* start *
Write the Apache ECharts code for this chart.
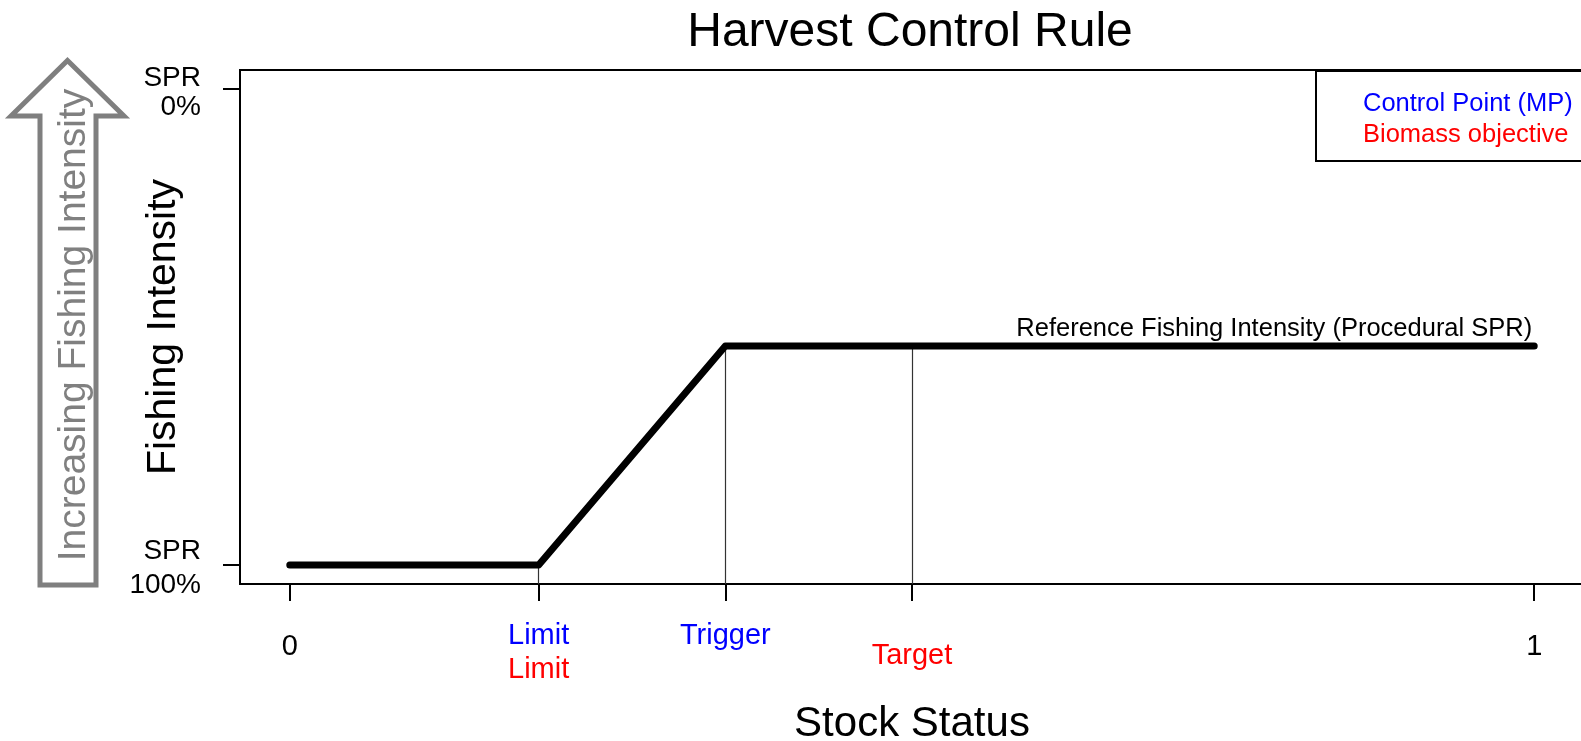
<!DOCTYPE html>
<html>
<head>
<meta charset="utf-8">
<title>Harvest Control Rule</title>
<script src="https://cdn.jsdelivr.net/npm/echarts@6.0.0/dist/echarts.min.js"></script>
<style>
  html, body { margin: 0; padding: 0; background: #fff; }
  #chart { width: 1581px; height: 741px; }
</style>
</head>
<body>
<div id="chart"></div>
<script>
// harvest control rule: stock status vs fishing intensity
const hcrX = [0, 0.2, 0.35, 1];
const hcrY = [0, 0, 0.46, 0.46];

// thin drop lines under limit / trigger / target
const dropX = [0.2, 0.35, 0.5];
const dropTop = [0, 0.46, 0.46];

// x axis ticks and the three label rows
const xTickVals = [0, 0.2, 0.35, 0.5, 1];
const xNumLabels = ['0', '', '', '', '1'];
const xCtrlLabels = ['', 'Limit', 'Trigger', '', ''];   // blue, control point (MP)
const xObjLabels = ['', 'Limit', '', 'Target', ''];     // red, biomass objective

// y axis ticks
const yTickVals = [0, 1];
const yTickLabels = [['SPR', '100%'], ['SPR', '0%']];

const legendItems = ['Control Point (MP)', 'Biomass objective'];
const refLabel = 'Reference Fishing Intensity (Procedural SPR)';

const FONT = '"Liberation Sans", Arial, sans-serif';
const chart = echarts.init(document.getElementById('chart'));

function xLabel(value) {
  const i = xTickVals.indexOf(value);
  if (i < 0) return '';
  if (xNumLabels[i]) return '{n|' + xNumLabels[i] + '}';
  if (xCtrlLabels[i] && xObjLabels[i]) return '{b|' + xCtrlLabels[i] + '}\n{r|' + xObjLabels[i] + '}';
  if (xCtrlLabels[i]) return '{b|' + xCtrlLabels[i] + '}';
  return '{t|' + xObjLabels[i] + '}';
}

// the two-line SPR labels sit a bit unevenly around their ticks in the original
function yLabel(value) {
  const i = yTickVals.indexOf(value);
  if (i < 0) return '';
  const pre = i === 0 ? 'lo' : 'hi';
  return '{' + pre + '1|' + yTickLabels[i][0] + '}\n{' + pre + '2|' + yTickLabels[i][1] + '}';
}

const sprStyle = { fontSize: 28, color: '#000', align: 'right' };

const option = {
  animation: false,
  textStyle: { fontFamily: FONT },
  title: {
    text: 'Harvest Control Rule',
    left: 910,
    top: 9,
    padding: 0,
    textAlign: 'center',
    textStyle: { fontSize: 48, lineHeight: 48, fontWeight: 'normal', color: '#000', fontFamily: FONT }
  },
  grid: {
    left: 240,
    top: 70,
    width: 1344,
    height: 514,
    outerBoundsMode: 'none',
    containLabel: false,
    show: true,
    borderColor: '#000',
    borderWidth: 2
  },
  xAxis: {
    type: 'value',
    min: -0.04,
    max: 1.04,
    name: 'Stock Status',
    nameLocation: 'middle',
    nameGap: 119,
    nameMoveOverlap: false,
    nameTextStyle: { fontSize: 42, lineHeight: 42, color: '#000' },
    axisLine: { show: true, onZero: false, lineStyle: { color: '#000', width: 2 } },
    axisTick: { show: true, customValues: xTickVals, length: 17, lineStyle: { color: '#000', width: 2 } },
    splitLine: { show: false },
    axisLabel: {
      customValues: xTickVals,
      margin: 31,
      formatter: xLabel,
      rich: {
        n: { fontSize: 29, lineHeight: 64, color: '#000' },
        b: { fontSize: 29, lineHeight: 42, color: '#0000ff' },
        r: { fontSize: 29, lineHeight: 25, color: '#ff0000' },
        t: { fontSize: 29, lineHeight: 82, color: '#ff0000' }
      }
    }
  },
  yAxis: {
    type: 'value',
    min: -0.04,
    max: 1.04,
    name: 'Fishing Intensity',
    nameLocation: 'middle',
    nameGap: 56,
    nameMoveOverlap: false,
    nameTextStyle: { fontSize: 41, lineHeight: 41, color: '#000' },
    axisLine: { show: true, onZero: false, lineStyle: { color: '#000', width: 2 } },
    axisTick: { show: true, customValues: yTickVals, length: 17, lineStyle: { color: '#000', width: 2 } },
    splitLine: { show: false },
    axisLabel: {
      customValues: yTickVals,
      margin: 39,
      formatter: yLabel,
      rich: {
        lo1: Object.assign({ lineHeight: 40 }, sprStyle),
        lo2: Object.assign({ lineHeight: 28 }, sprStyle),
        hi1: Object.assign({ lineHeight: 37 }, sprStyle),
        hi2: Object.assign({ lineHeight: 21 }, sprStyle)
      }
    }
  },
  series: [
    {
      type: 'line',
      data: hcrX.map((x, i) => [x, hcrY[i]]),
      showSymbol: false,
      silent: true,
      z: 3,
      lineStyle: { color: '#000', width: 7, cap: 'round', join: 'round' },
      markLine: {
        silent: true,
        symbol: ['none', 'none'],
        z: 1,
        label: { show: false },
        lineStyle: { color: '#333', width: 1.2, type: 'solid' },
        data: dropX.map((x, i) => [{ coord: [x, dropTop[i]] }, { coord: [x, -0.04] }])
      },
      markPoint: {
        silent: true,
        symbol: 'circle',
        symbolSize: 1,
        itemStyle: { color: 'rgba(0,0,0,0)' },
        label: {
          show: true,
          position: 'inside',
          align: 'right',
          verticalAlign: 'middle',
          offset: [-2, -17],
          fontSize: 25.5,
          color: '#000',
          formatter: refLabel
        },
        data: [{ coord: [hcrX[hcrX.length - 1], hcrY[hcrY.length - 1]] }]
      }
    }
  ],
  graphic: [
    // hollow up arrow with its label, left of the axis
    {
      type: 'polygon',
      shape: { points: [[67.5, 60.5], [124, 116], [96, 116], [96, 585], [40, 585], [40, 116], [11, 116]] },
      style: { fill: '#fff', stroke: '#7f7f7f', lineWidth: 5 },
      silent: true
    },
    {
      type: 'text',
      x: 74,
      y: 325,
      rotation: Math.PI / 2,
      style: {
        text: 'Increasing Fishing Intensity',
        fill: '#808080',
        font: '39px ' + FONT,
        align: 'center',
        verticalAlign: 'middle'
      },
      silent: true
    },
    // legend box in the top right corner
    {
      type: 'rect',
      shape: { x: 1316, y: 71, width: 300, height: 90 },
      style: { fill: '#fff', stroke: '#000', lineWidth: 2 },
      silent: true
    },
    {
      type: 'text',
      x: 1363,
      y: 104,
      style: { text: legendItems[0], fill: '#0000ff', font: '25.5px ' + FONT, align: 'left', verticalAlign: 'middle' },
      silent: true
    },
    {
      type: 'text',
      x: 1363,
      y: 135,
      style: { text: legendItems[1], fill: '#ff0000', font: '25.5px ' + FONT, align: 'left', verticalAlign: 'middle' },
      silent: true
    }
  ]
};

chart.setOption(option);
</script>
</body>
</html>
* end *
Work to do: Starting at the top of the listing above, reproduce each line up to and including the one with "const chart = echarts.init(document.getElementById('chart'));"; omit the pictures.

Result:
Write the Apache ECharts code for this chart.
<!DOCTYPE html>
<html>
<head>
<meta charset="utf-8">
<title>Harvest Control Rule</title>
<script src="https://cdn.jsdelivr.net/npm/echarts@6.0.0/dist/echarts.min.js"></script>
<style>
  html, body { margin: 0; padding: 0; background: #fff; }
  #chart { width: 1581px; height: 741px; }
</style>
</head>
<body>
<div id="chart"></div>
<script>
// harvest control rule: stock status vs fishing intensity
const hcrX = [0, 0.2, 0.35, 1];
const hcrY = [0, 0, 0.46, 0.46];

// thin drop lines under limit / trigger / target
const dropX = [0.2, 0.35, 0.5];
const dropTop = [0, 0.46, 0.46];

// x axis ticks and the three label rows
const xTickVals = [0, 0.2, 0.35, 0.5, 1];
const xNumLabels = ['0', '', '', '', '1'];
const xCtrlLabels = ['', 'Limit', 'Trigger', '', ''];   // blue, control point (MP)
const xObjLabels = ['', 'Limit', '', 'Target', ''];     // red, biomass objective

// y axis ticks
const yTickVals = [0, 1];
const yTickLabels = [['SPR', '100%'], ['SPR', '0%']];

const legendItems = ['Control Point (MP)', 'Biomass objective'];
const refLabel = 'Reference Fishing Intensity (Procedural SPR)';

const FONT = '"Liberation Sans", Arial, sans-serif';
const chart = echarts.init(document.getElementById('chart'));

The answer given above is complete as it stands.